Authorities across the country have swung into action to trace the contacts of those who attended the Tablighi Jamaat congregation, attended by hundreds of people, including from Malaysia, Saudi Arabia and Indonesia. (Photo Credit: IANS Photo)
A Srinagar-based businessman who attended the Tablighi Jamaat congregation in Nizamuddin travelled by air, train and road to Delhi, Uttar Pradesh and back to Jammu and Kashmir before he died of COVID-19, raising fears he may have infected many others along the way, officials said on Tuesday. Among his possible victims is a doctor battling for life in a Jammu hospital. The businessman died on March 26 in a Srinagar hospital, 19 days after he set off for the national capital. He could have infected scores of people during his travels and about 300 people have been put under quarantine because of him, officials said.

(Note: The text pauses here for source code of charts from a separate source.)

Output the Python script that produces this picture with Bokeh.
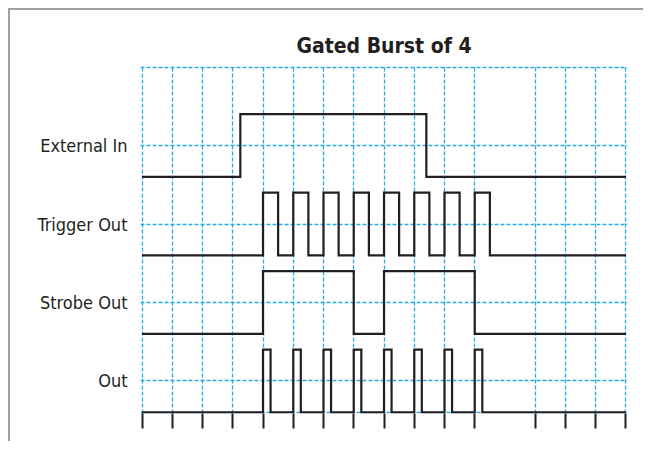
from bokeh.plotting import figure
from bokeh.models import FixedTicker
from bokeh.embed import file_html
from bokeh.resources import INLINE

# ---- data ----
title_text = "Gated Burst of 4"
signal_names = ["External In", "Trigger Out", "Strobe Out", "Out"]
signal_lows = [3, 2, 1, 0]
pulse_height = 0.8
external_in_edges = [3.25, 9.4]
trigger_out_edges = [4, 4.5, 5, 5.5, 6, 6.5, 7, 7.5, 8, 8.5, 9, 9.5, 10, 10.5, 11, 11.5]
strobe_out_edges = [4, 7, 8, 11]
out_edges = [4, 4.25, 5, 5.25, 6, 6.25, 7, 7.25, 8, 8.25, 9, 9.25, 10, 10.25, 11, 11.25]
time_start, time_end = 0, 16
x_grid_ticks = [0, 1, 2, 3, 4, 5, 6, 7, 8, 9, 10, 11, 13, 14, 15, 16]
y_grid_ticks = [0, 0.4, 1.4, 2.4, 3.4, 4.4]

all_edges = [external_in_edges, trigger_out_edges, strobe_out_edges, out_edges]

FONT = "DejaVu Sans Condensed"
INK = "#231f20"
GRID = "#29abe2"
FRAME = "#a0a0a0"


def step_path(edges, low, high):
    xs, ys = [time_start], [low]
    level = low
    for e in edges:
        other = high if level == low else low
        xs += [e, e]
        ys += [level, other]
        level = other
    xs.append(time_end)
    ys.append(level)
    return xs, ys


p = figure(width=643, height=441, output_backend="svg", toolbar_location=None,
           x_range=(-0.05, 16.05), y_range=(-0.015, 4.42),
           min_border_left=140, min_border_right=16,
           min_border_top=65, min_border_bottom=28)
# page frame: grey rule on the left and top only
p.styles = {
    "background": (f"linear-gradient({FRAME},{FRAME}) 8px 8px / 2px 100% no-repeat, "
                   f"linear-gradient({FRAME},{FRAME}) 8px 8px / 100% 2px no-repeat, white"),
}
p.outline_line_color = None
p.background_fill_color = "white"
p.border_fill_color = None

p.title.text = title_text
p.title.align = "center"
p.title.text_font = FONT
p.title.text_font_style = "bold"
p.title.text_font_size = "21px"
p.title.text_color = INK
p.title.standoff = 15

# grid
p.xgrid.ticker = FixedTicker(ticks=x_grid_ticks)
p.ygrid.ticker = FixedTicker(ticks=y_grid_ticks)
for g in (p.xgrid, p.ygrid):
    g.grid_line_color = GRID
    g.grid_line_dash = "4 2"
    g.grid_line_width = 1.3
    g.grid_line_alpha = 1

# x axis: only outward ticks
p.xaxis.ticker = FixedTicker(ticks=x_grid_ticks)
p.xaxis.axis_line_color = None
p.xaxis.major_tick_out = 15
p.xaxis.major_tick_in = 0
p.xaxis.major_tick_line_width = 2
p.xaxis.major_tick_line_color = INK
p.xaxis.minor_tick_line_color = None
p.xaxis.major_label_overrides = {t: "" for t in x_grid_ticks}
p.xaxis.major_label_text_font_size = "8px"
p.xaxis.major_label_standoff = 0

# y axis: signal names
label_ticks = [lo + pulse_height / 2 for lo in signal_lows]
p.yaxis.ticker = FixedTicker(ticks=label_ticks)
p.yaxis.major_label_overrides = {t: n for t, n in zip(label_ticks, signal_names)}
p.yaxis.axis_line_color = None
p.yaxis.major_tick_line_color = None
p.yaxis.major_tick_out = 0
p.yaxis.major_tick_in = 0
p.yaxis.minor_tick_line_color = None
p.yaxis.minor_tick_out = 0
p.yaxis.major_label_standoff = 13
p.yaxis.major_label_text_font = FONT
p.yaxis.major_label_text_font_size = "18px"
p.yaxis.major_label_text_color = INK

for edges, low in zip(all_edges, signal_lows):
    xs, ys = step_path(edges, low, low + pulse_height)
    p.line(xs, ys, line_color=INK, line_width=2.2, line_join="miter")

open("out.html", "w").write(file_html(p, INLINE))
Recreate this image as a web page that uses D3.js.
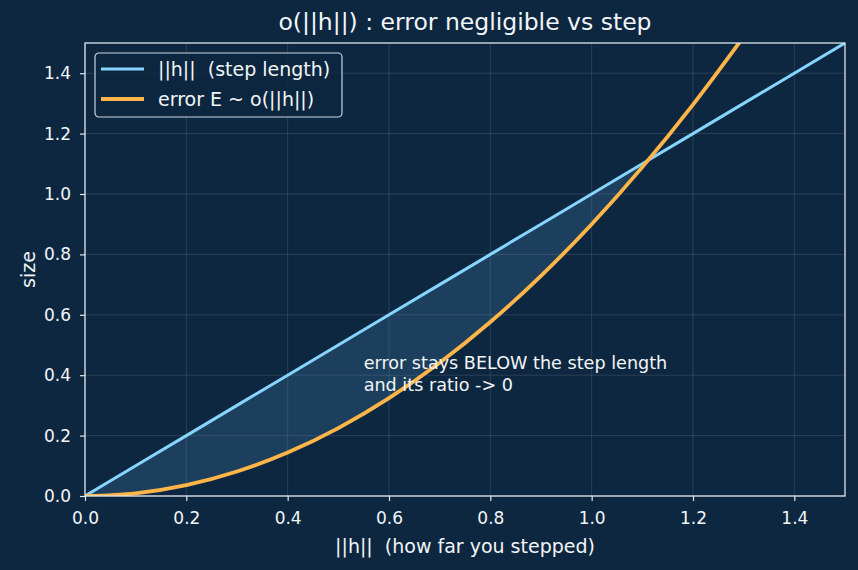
<!DOCTYPE html>
<html>
<head>
<meta charset="utf-8">
<script src="https://cdn.jsdelivr.net/npm/d3@7"></script>
<style>
  body { margin: 0; background: #0d2740; }
  svg { display: block; font-family: "DejaVu Sans", sans-serif; }
  text { white-space: pre; }
</style>
</head>
<body>
<svg id="chart" width="858" height="570"></svg>
<script>
// data
var stepH = [0, 0.1, 0.2, 0.3, 0.4, 0.5, 0.6, 0.7, 0.8, 0.9, 1.0, 1.1, 1.2, 1.3, 1.4, 1.5];
var stepLen = [0, 0.1, 0.2, 0.3, 0.4, 0.5, 0.6, 0.7, 0.8, 0.9, 1.0, 1.1, 1.2, 1.3, 1.4, 1.5];
var errH = [0, 0.1, 0.2, 0.3, 0.4, 0.5, 0.6, 0.7, 0.8, 0.9, 1.0, 1.1, 1.2, 1.3];
var errE = [0, 0.009, 0.036, 0.081, 0.144, 0.225, 0.324, 0.441, 0.576, 0.729, 0.9, 1.089, 1.296, 1.521];
var xTicks = [0.0, 0.2, 0.4, 0.6, 0.8, 1.0, 1.2, 1.4];
var yTicks = [0.0, 0.2, 0.4, 0.6, 0.8, 1.0, 1.2, 1.4];
var legendLabels = ["||h||  (step length)", "error E ~ o(||h||)"];

var bg = "#0d2740", fg = "#f2f5f8", spine = "#dfe7ef";
var blue = "#87d4ff", orange = "#ffb547";

var svg = d3.select("#chart");
svg.append("rect").attr("width", 858).attr("height", 570).attr("fill", bg);

var m = {left: 85, right: 845, top: 43, bottom: 496};
var x = d3.scaleLinear().domain([0, 1.5]).range([m.left, m.right]);
var y = d3.scaleLinear().domain([0, 1.5]).range([m.bottom, m.top]);

// grid
var grid = svg.append("g");
xTicks.forEach(function (t) {
  grid.append("line").attr("x1", x(t)).attr("x2", x(t)).attr("y1", m.top).attr("y2", m.bottom)
    .attr("stroke", "#ffffff").attr("stroke-opacity", 0.15).attr("stroke-width", 0.8);
});
yTicks.forEach(function (t) {
  grid.append("line").attr("y1", y(t)).attr("y2", y(t)).attr("x1", m.left).attr("x2", m.right)
    .attr("stroke", "#ffffff").attr("stroke-opacity", 0.15).attr("stroke-width", 0.8);
});

svg.append("clipPath").attr("id", "clip")
  .append("rect").attr("x", m.left).attr("y", m.top)
  .attr("width", m.right - m.left).attr("height", m.bottom - m.top);

var plot = svg.append("g").attr("clip-path", "url(#clip)");

// fill between line and error where error is below
var fillPts = [];
errH.forEach(function (h, i) {
  if (h <= 1.1) fillPts.push({h: h, lo: errE[i], hi: stepLen[stepH.indexOf(h)]});
});
fillPts.push({h: 1.111, lo: 1.111, hi: 1.111});
plot.append("path")
  .datum(fillPts)
  .attr("fill", "#4f86b8").attr("fill-opacity", 0.25)
  .attr("d", d3.area().x(function (d) { return x(d.h); })
    .y0(function (d) { return y(d.lo); }).y1(function (d) { return y(d.hi); })
    .curve(d3.curveMonotoneX));

plot.append("path")
  .datum(stepH.map(function (h, i) { return [h, stepLen[i]]; }))
  .attr("fill", "none").attr("stroke", blue).attr("stroke-width", 3)
  .attr("d", d3.line().x(function (d) { return x(d[0]); }).y(function (d) { return y(d[1]); }));

plot.append("path")
  .datum(errH.map(function (h, i) { return [h, errE[i]]; }))
  .attr("fill", "none").attr("stroke", orange).attr("stroke-width", 3.8)
  .attr("d", d3.line().x(function (d) { return x(d[0]); }).y(function (d) { return y(d[1]); })
    .curve(d3.curveMonotoneX));

// axes
var xAxis = svg.append("g").attr("transform", "translate(0," + m.bottom + ")")
  .call(d3.axisBottom(x).tickValues(xTicks).tickFormat(d3.format(".1f")).tickSize(5).tickPadding(11));
var yAxis = svg.append("g").attr("transform", "translate(" + m.left + ",0)")
  .call(d3.axisLeft(y).tickValues(yTicks).tickFormat(d3.format(".1f")).tickSize(5).tickPadding(9));
[xAxis, yAxis].forEach(function (a) {
  a.select(".domain").remove();
  a.selectAll("line").attr("stroke", spine).attr("stroke-width", 1.2);
  a.selectAll("text").attr("fill", fg).attr("font-size", "17px")
    .attr("font-family", "DejaVu Sans, sans-serif");
});

svg.append("rect").attr("x", m.left).attr("y", m.top)
  .attr("width", m.right - m.left).attr("height", m.bottom - m.top)
  .attr("fill", "none").attr("stroke", spine).attr("stroke-width", 1.3);

// titles
svg.append("text").attr("x", (m.left + m.right) / 2).attr("y", 30)
  .attr("text-anchor", "middle").attr("fill", fg).attr("font-size", "23.5px")
  .text("o(||h||) : error negligible vs step");
svg.append("text").attr("x", (m.left + m.right) / 2).attr("y", 553)
  .attr("text-anchor", "middle").attr("fill", fg).attr("font-size", "19px")
  .text("||h||  (how far you stepped)");
svg.append("text").attr("transform", "translate(35," + ((m.top + m.bottom) / 2) + ") rotate(-90)")
  .attr("text-anchor", "middle").attr("fill", fg).attr("font-size", "19px")
  .text("size");

// annotation
var note = svg.append("text").attr("fill", fg).attr("font-size", "17.6px");
note.append("tspan").attr("x", x(0.55)).attr("y", 369).text("error stays BELOW the step length");
note.append("tspan").attr("x", x(0.55)).attr("y", 391).text("and its ratio -> 0");

// legend
var lg = svg.append("g").attr("transform", "translate(95,53)");
lg.append("rect").attr("width", 247).attr("height", 64).attr("rx", 4)
  .attr("fill", bg).attr("fill-opacity", 0.85)
  .attr("stroke", "#c9d3dd").attr("stroke-width", 1.2);
[blue, orange].forEach(function (c, i) {
  lg.append("line").attr("x1", 6).attr("x2", 49).attr("y1", 16 + i * 30).attr("y2", 16 + i * 30)
    .attr("stroke", c).attr("stroke-width", i == 0 ? 3 : 3.8);
  lg.append("text").attr("x", 63).attr("y", 23 + i * 30).attr("fill", fg).attr("font-size", "19px")
    .text(legendLabels[i]);
});
</script>
</body>
</html>
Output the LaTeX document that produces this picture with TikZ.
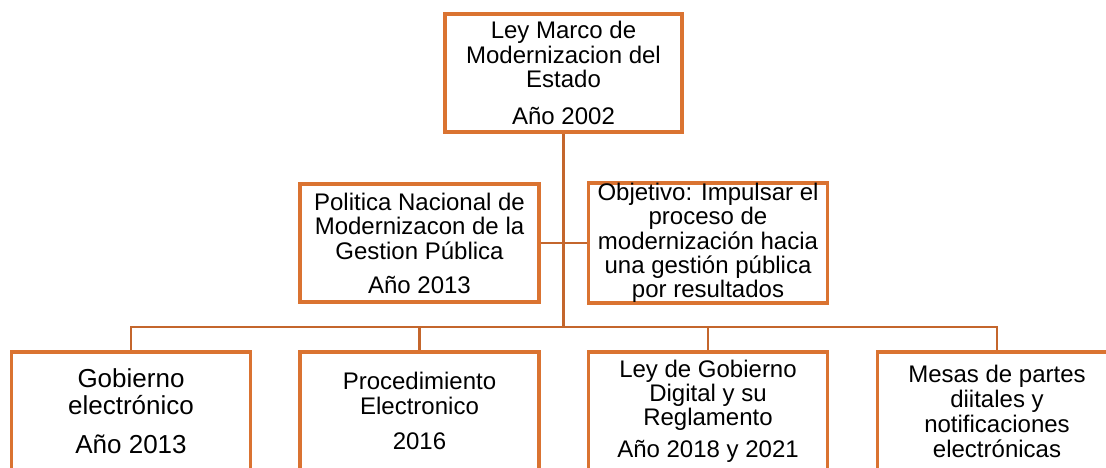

Recapping his movements, they said he left by air from Srinagar to Delhi on March 7 to attend the congregation of the Tablighi Jamaat, an orthodox Muslim organisation at the centre of the coronavirus spread with 24 of the 2,000 odd participants testing positive. Six people in Telangana who attended the meeting in the city’s Nizamuddin West area died on Monday.
Being referred to as a "super spreader" by some, officials said the Kashmiri businessman left Delhi on March 9 and took a sleeper coach of a train for Deoband, where he attended a meeting at the Darul Uloom seminary. Two days later, on March 11, he took another train to Jammu. Tracking the travel history of the man, who was in his mid-60s, officials said many of the passengers travelling with him in the trains have been put under quarantine after authorities dug out their details. In Jammu, the businessman met up with his doctor friend and both addressed a religious congregation in a mosque in Samba on the outskirts of the city.
The two were together till March 16 and stayed at a lodge, since sealed, in Bari Bramhmana outside Jammu city. The doctor, now in a Jammu hospital in a critical condition, belongs to Rajouri district of Jammu region, officials said. At least 45 people from his area have been quarantined. On March 16, the businessman, little suspecting that he might be a full blown case of COVID-19 and a carrier of the virus, took a flight to Srinagar from where he drove to Sopore in north Kashmir, about 54 km away. Two days later, he returned to his home in Srinagar, again by road. "He complained of chest pain and normal flu on March 21 and was taken to a nearby hospital and later to the super specialty SKIMS hospital in Soura on the outskirts of Srinagar," an official said.
Doctors were initially of the opinion that he had a pollen allergy, common in Kashmir during spring. The next day, however, his condition deteriorated and he was shifted to the Chest and Disease Hospital in the city where he died on March 26. The elderly gentleman was the first coronavirus fatality in Jammu and Kashmir, which has reported 55 cases. As news spread about the death, officials began tracking his movements closely.
He is believed to have spread the virus to at least four people from Bandipora district who had attended his Sopore congregation and maybe more as well. The passenger lists of the flights on which he travelled were also pulled out and every individual was picked up and put under necessary quarantine, they said, adding the two doctors who had examined him were also taken for quarantine. Authorities across the country have swung into action to trace the contacts of those who attended the Tablighi Jamaat congregation, attended by hundreds of people, including from Malaysia, Saudi Arabia and Indonesia.
Delhi Health Minister Satyendar Jain said 1,033 people in Nizamuddin West have been shifted to various places. "An estimated 700 people who attended this congregation have been quarantined while around 335 people have been admitted to hospitals," he told reporters. Besides, all those who participated in the event are being screened. Members of the Tablighi Jamaat are known to travel in the cheapest modes of transport so they can reach out to more people. They also hold religious ''Iztimas'' (congregations) locally besides giving sermons at mosques.